On July 13, 2012, NASA successfully launched its Nuclear Spectroscopic Telescope Array (NuSTAR) satellite to observe the most energetic objects in the universe, including black holes and relativistic jets. NuSTAR is the first-ever satellite to focus high-energy x-rays, and it is these special optics that make possible a 100-fold increase in sensitivity over any previous hard x-ray device. This sensitivity will enable scientists to see objects such as supernovae in great enough detail to test current theories, as well as the black holes believed to be at the center of all galaxies and “extreme objects” that have never been directly seen before, such as relativistic jets.

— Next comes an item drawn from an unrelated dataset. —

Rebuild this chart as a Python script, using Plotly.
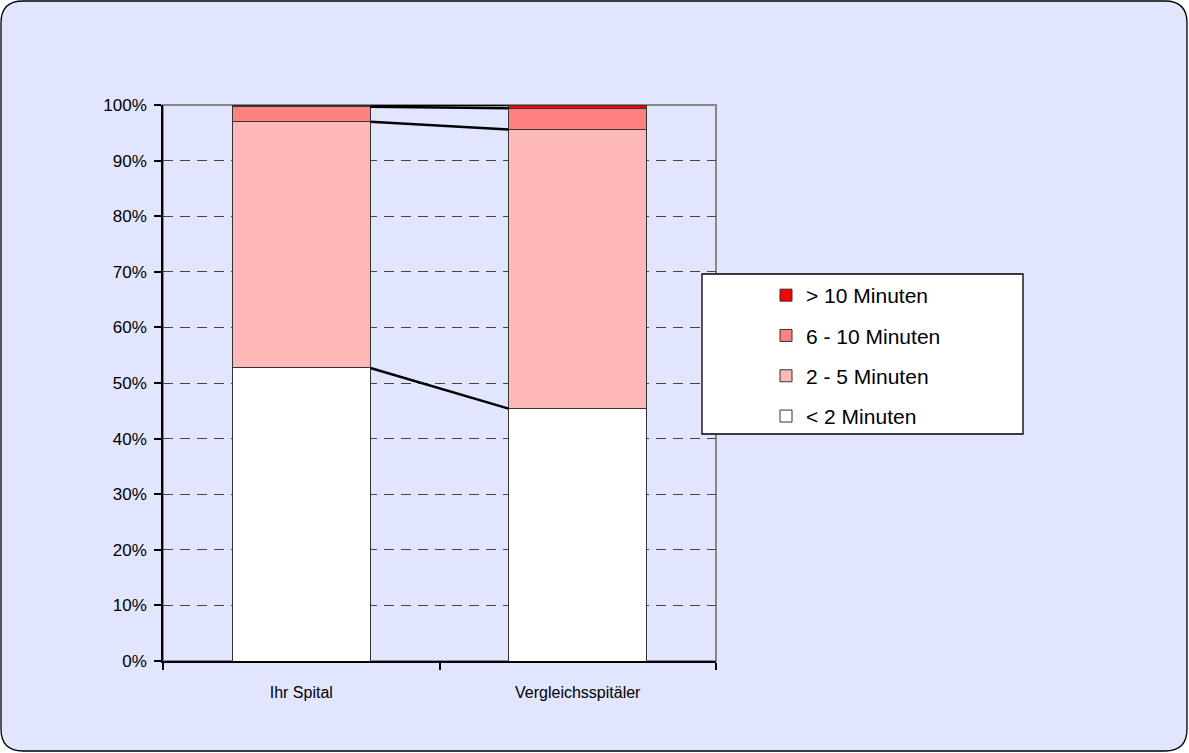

Important optics design and testing work for NuSTAR were done at Lawrence Livermore National Laboratory, where this x-ray-focusing technology dates back to the LDRD-supported High Energy Focusing Telescope (HEFT) instrument. (The success of HEFT—in the bottom right photo—allowed Livermore to propose NuSTAR to NASA.) Livermore’s crucial involvement in this optics work was directed by physicist Bill Craig (photo), who served as payload manager. Bill—who explains how NuSTAR works in this video—led a team that included lead optics engineer Todd Decker, who took leave from LLNL to work on NuSTAR. Researchers Mike Pivovaroff and Julia Vogel and others played key roles in optics calibration and will also be involved in using the data that NuSTAR will deliver.